- 1898 map of Depew, New York, showing the parallel lines of the Lehigh Valley Railroad and New York Central Railroad

General information
- Coordinates: 42°54′36″N 78°41′50″W﻿ / ﻿42.910111°N 78.697170°W
- Line(s): Lehigh Valley main line; Niagara Falls Branch;

History
- Closed: February 4, 1961

Former lines
| Preceding station | Lehigh Valley Railroad |  |  | Following station |
| Buffalo Terminus |  | Main Line |  | Batavia toward New York or Jersey City |
| Niagara Junction toward Buffalo | Longwood toward New York or Jersey City |
| North Tonawanda toward Suspension Bridge |  | Niagara Falls Branch |  | Terminus |

= Depew station (Lehigh Valley Railroad) =

Depew station was a Lehigh Valley Railroad station in Depew, New York, a suburb of Buffalo. It was the first station east of Niagara Junction, where Lehigh Valley trains left the Buffalo–Jersey City, New Jersey main line for Tonawanda, New York, and thence to Niagara Falls.

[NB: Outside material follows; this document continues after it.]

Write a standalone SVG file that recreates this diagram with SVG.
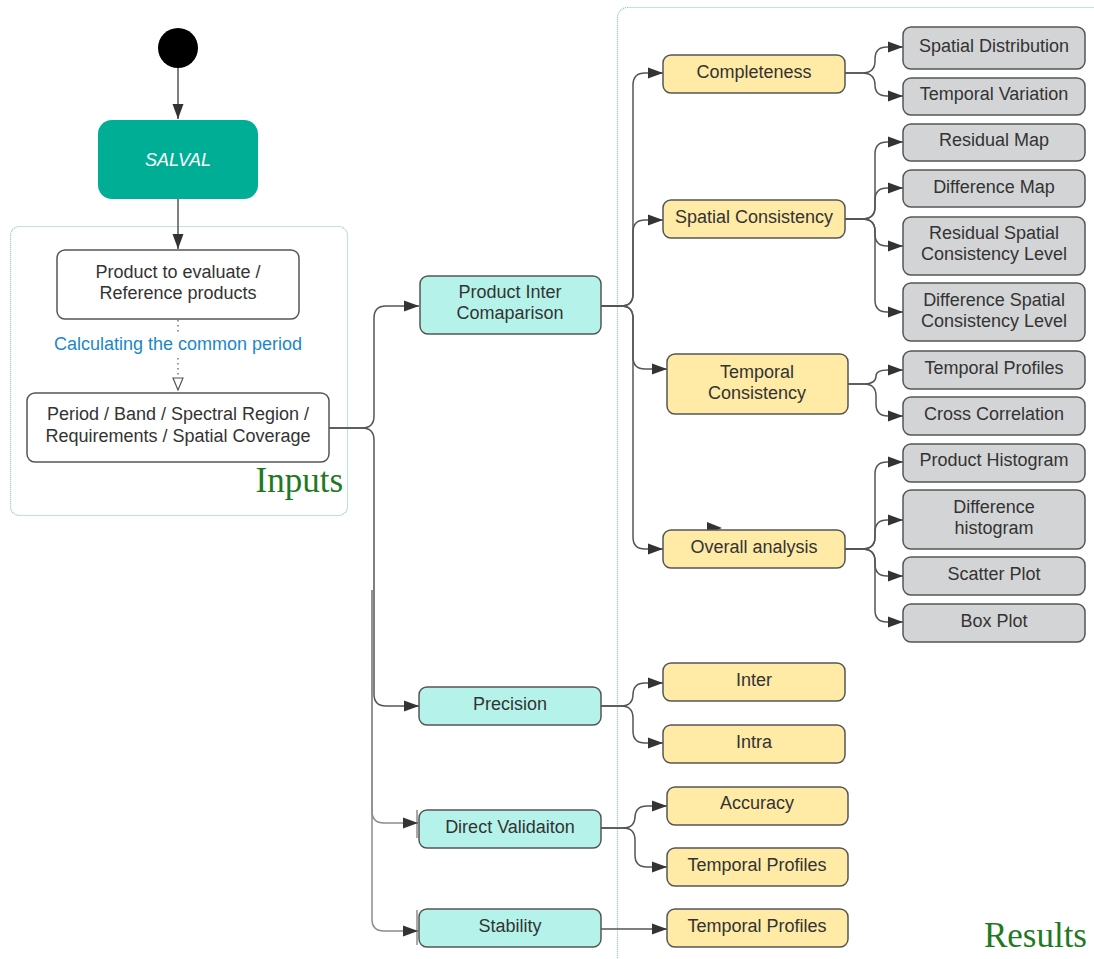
<svg xmlns="http://www.w3.org/2000/svg" width="1094" height="959" viewBox="0 0 1094 959">
<defs>
<marker id="arr" markerUnits="userSpaceOnUse" markerWidth="16" markerHeight="12" refX="15" refY="6" orient="auto"><path d="M0,0.5 L15,6 L0,11.5 z" fill="#333"/></marker>
<marker id="hollow" markerUnits="userSpaceOnUse" markerWidth="14" markerHeight="14" refX="13" refY="6" orient="auto"><path d="M1,1 L13,6 L1,11 z" fill="#fff" stroke="#555" stroke-width="1.2"/></marker>
<style>
.t{font-family:"Liberation Sans",Arial,sans-serif;font-size:18px;fill:#333;text-anchor:middle}
.box{stroke:#555;stroke-width:1.5}
.w{fill:#fff}
.c{fill:#b5f3ea}
.y{fill:#ffeaa6}
.g{fill:#d3d4d6}
.con{fill:none;stroke:#555;stroke-width:1.5}
.lt{fill:none;stroke:#8c8c8c;stroke-width:1.5}
.dot{fill:none;stroke:#777;stroke-width:1.5;stroke-dasharray:1.5 3.5}
.cont{fill:none;stroke:#86c9a6;stroke-width:1.2;stroke-dasharray:1 1}
.lbl{font-family:"Liberation Serif","Times New Roman",serif;font-size:35px;fill:#1f7a1f}
</style>
</defs>
<g id="containers">
<rect class="cont" x="10.5" y="226.5" width="337" height="289" rx="9"/>
<rect class="cont" x="617.5" y="7.5" width="520" height="990" rx="10"/>
<text class="lbl" x="343" y="492" text-anchor="end">Inputs</text>
<text class="lbl" x="1087" y="947" text-anchor="end">Results</text>
</g>
<g id="connectors">
<line class="con" x1="178" y1="68" x2="178" y2="119" marker-end="url(#arr)"/>
<line class="con" x1="178" y1="199" x2="178" y2="249" marker-end="url(#arr)"/>
<line class="dot" x1="178" y1="320" x2="178" y2="333"/>
<line class="dot" x1="178" y1="358" x2="178" y2="390" marker-end="url(#hollow)"/>
<text class="t" x="178" y="350" style="fill:#1b87c9">Calculating the common period</text>
<path class="con" d="M329,428 H362 Q374,428 374,416 V318 Q374,306 386,306 H419" marker-end="url(#arr)"/>
<path class="con" d="M329,428 H362 Q374,428 374,440 V694 Q374,706 386,706 H419" marker-end="url(#arr)"/>
<path class="lt" d="M372,590 V811 Q372,823 384,823 H418" marker-end="url(#arr)"/>
<path class="lt" d="M372,590 V919 Q372,931 384,931 H418" marker-end="url(#arr)"/>
<line x1="417" y1="810" x2="417" y2="838" stroke="#555" stroke-width="1"/>
<line x1="417" y1="910" x2="417" y2="945" stroke="#555" stroke-width="1"/>
<path class="con" d="M601,306 H621 Q633,306 633,294 V85 Q633,73 645,73 H663" marker-end="url(#arr)"/>
<path class="con" d="M601,306 H621 Q633,306 633,294 V232 Q633,220 645,220 H663" marker-end="url(#arr)"/>
<path class="con" d="M601,306 H621 Q633,306 633,318 V357 Q633,369 645,369 H667" marker-end="url(#arr)"/>
<path class="con" d="M601,306 H621 Q633,306 633,318 V537 Q633,549 645,549 H663" marker-end="url(#arr)"/>
<polygon points="707,522 722,528 707,534" fill="#333"/>
<path class="con" d="M845,73 H862 Q875,73 875,61 V59 Q875,47 887,47 H903" marker-end="url(#arr)"/>
<path class="con" d="M845,73 H862 Q875,73 875,85 Q875,96 887,96 H903" marker-end="url(#arr)"/>
<path class="con" d="M845,219 H862 Q875,219 875,207 V154 Q875,142 887,142 H903" marker-end="url(#arr)"/>
<path class="con" d="M845,219 H862 Q875,219 875,207 V200 Q875,188 887,188 H903" marker-end="url(#arr)"/>
<path class="con" d="M845,219 H862 Q875,219 875,231 V234 Q875,246 887,246 H903" marker-end="url(#arr)"/>
<path class="con" d="M845,219 H862 Q875,219 875,231 V300 Q875,312 887,312 H903" marker-end="url(#arr)"/>
<path class="con" d="M848,384 H864 Q876,384 876,376 Q876,370 888,370 H903" marker-end="url(#arr)"/>
<path class="con" d="M848,384 H864 Q876,384 876,396 V404 Q876,416 888,416 H903" marker-end="url(#arr)"/>
<path class="con" d="M845,549 H862 Q875,549 875,537 V474 Q875,462 887,462 H903" marker-end="url(#arr)"/>
<path class="con" d="M845,549 H862 Q875,549 875,537 V532 Q875,520 887,520 H903" marker-end="url(#arr)"/>
<path class="con" d="M845,549 H862 Q875,549 875,561 V564 Q875,576 887,576 H903" marker-end="url(#arr)"/>
<path class="con" d="M845,549 H862 Q875,549 875,561 V610 Q875,622 887,622 H903" marker-end="url(#arr)"/>
<path class="con" d="M601,706 H621 Q633,706 633,694 V695 Q633,683 645,683 H663" marker-end="url(#arr)"/>
<path class="con" d="M601,706 H621 Q633,706 633,718 V731 Q633,743 645,743 H663" marker-end="url(#arr)"/>
<path class="con" d="M601,828 H623 Q635,828 635,816 V818 Q635,806 647,806 H667" marker-end="url(#arr)"/>
<path class="con" d="M601,828 H623 Q635,828 635,840 V855 Q635,867 647,867 H667" marker-end="url(#arr)"/>
<path class="con" d="M601,929 H667" marker-end="url(#arr)"/>
</g>
<g id="start"><circle cx="178" cy="48" r="20" fill="#000"/></g>
<g id="salval"><rect x="98" y="120" width="160" height="79" rx="14" fill="#00ae96"/><text class="t" x="178" y="166" style="fill:#fff;font-style:italic">SALVAL</text></g>
<g id="product"><rect class="box w" x="57" y="250" width="242" height="69" rx="8"/><text class="t" x="178" y="278">Product to evaluate /</text><text class="t" x="178" y="299">Reference products</text></g>
<g id="period"><rect class="box w" x="27" y="393" width="302" height="69" rx="8"/><text class="t" x="178" y="420">Period / Band / Spectral Region /</text><text class="t" x="178" y="442">Requirements / Spatial Coverage</text></g>
<g id="inter-comp"><rect class="box c" x="420" y="276" width="181" height="58" rx="8"/><text class="t" x="510" y="298">Product Inter</text><text class="t" x="510" y="319">Comaparison</text></g>
<g id="precision"><rect class="box c" x="419" y="687" width="182" height="38" rx="8"/><text class="t" x="510" y="710">Precision</text></g>
<g id="direct"><rect class="box c" x="419" y="810" width="182" height="38" rx="8"/><text class="t" x="510" y="833">Direct Validaiton</text></g>
<g id="stability"><rect class="box c" x="419" y="909" width="182" height="38" rx="8"/><text class="t" x="510" y="932">Stability</text></g>
<g id="completeness"><rect class="box y" x="663" y="55" width="182" height="38" rx="8"/><text class="t" x="754" y="78">Completeness</text></g>
<g id="spatial-cons"><rect class="box y" x="663" y="200" width="182" height="38" rx="8"/><text class="t" x="754" y="223">Spatial Consistency</text></g>
<g id="temporal-cons"><rect class="box y" x="667" y="354" width="181" height="60" rx="8"/><text class="t" x="757" y="378">Temporal</text><text class="t" x="757" y="399">Consistency</text></g>
<g id="overall"><rect class="box y" x="663" y="530" width="182" height="38" rx="8"/><text class="t" x="754" y="553">Overall analysis</text></g>
<g id="inter"><rect class="box y" x="663" y="663" width="182" height="38" rx="8"/><text class="t" x="754" y="686">Inter</text></g>
<g id="intra"><rect class="box y" x="663" y="725" width="182" height="38" rx="8"/><text class="t" x="754" y="748">Intra</text></g>
<g id="accuracy"><rect class="box y" x="667" y="787" width="181" height="38" rx="8"/><text class="t" x="757" y="809">Accuracy</text></g>
<g id="tp-direct"><rect class="box y" x="667" y="848" width="181" height="38" rx="8"/><text class="t" x="757" y="871">Temporal Profiles</text></g>
<g id="tp-stability"><rect class="box y" x="667" y="909" width="181" height="38" rx="8"/><text class="t" x="757" y="932">Temporal Profiles</text></g>
<g id="spatial-dist"><rect class="box g" x="903" y="27" width="182" height="42" rx="8"/><text class="t" x="994" y="52">Spatial Distribution</text></g>
<g id="temporal-var"><rect class="box g" x="903" y="78" width="182" height="37" rx="8"/><text class="t" x="994" y="100">Temporal Variation</text></g>
<g id="residual-map"><rect class="box g" x="903" y="124" width="182" height="37" rx="8"/><text class="t" x="994" y="146">Residual Map</text></g>
<g id="difference-map"><rect class="box g" x="903" y="170" width="182" height="37" rx="8"/><text class="t" x="994" y="193">Difference Map</text></g>
<g id="rscl"><rect class="box g" x="903" y="217" width="182" height="58" rx="8"/><text class="t" x="994" y="239">Residual Spatial</text><text class="t" x="994" y="260">Consistency Level</text></g>
<g id="dscl"><rect class="box g" x="903" y="283" width="182" height="58" rx="8"/><text class="t" x="994" y="306">Difference Spatial</text><text class="t" x="994" y="327">Consistency Level</text></g>
<g id="temporal-profiles"><rect class="box g" x="903" y="351" width="182" height="38" rx="8"/><text class="t" x="994" y="374">Temporal Profiles</text></g>
<g id="cross-corr"><rect class="box g" x="903" y="397" width="182" height="38" rx="8"/><text class="t" x="994" y="420">Cross Correlation</text></g>
<g id="product-hist"><rect class="box g" x="903" y="444" width="182" height="38" rx="8"/><text class="t" x="994" y="466">Product Histogram</text></g>
<g id="diff-hist"><rect class="box g" x="903" y="490" width="182" height="59" rx="8"/><text class="t" x="994" y="513">Difference</text><text class="t" x="994" y="534">histogram</text></g>
<g id="scatter"><rect class="box g" x="903" y="557" width="182" height="38" rx="8"/><text class="t" x="994" y="580">Scatter Plot</text></g>
<g id="boxplot"><rect class="box g" x="903" y="604" width="182" height="38" rx="8"/><text class="t" x="994" y="627">Box Plot</text></g>
</svg>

Passengers heading for Toronto, Ontario would transfer at Depew. The station also handled Canada-bound freight; replacing an interchange operation with the New York Central Railroad at Batavia.

Depew was one of several stations in a tight corridor leading the Buffalo: it lay approximately 1/4 mi from the New York Central's station and 1 mi from the Erie Railroad's station. The station was located on the west side of Transit Road (New York State Route 78), adjacent to the New York Central main line.

Service to Depew ended on February 4, 1961, with the end of passenger service on the Lehigh Valley, the final train being the Maple Leaf.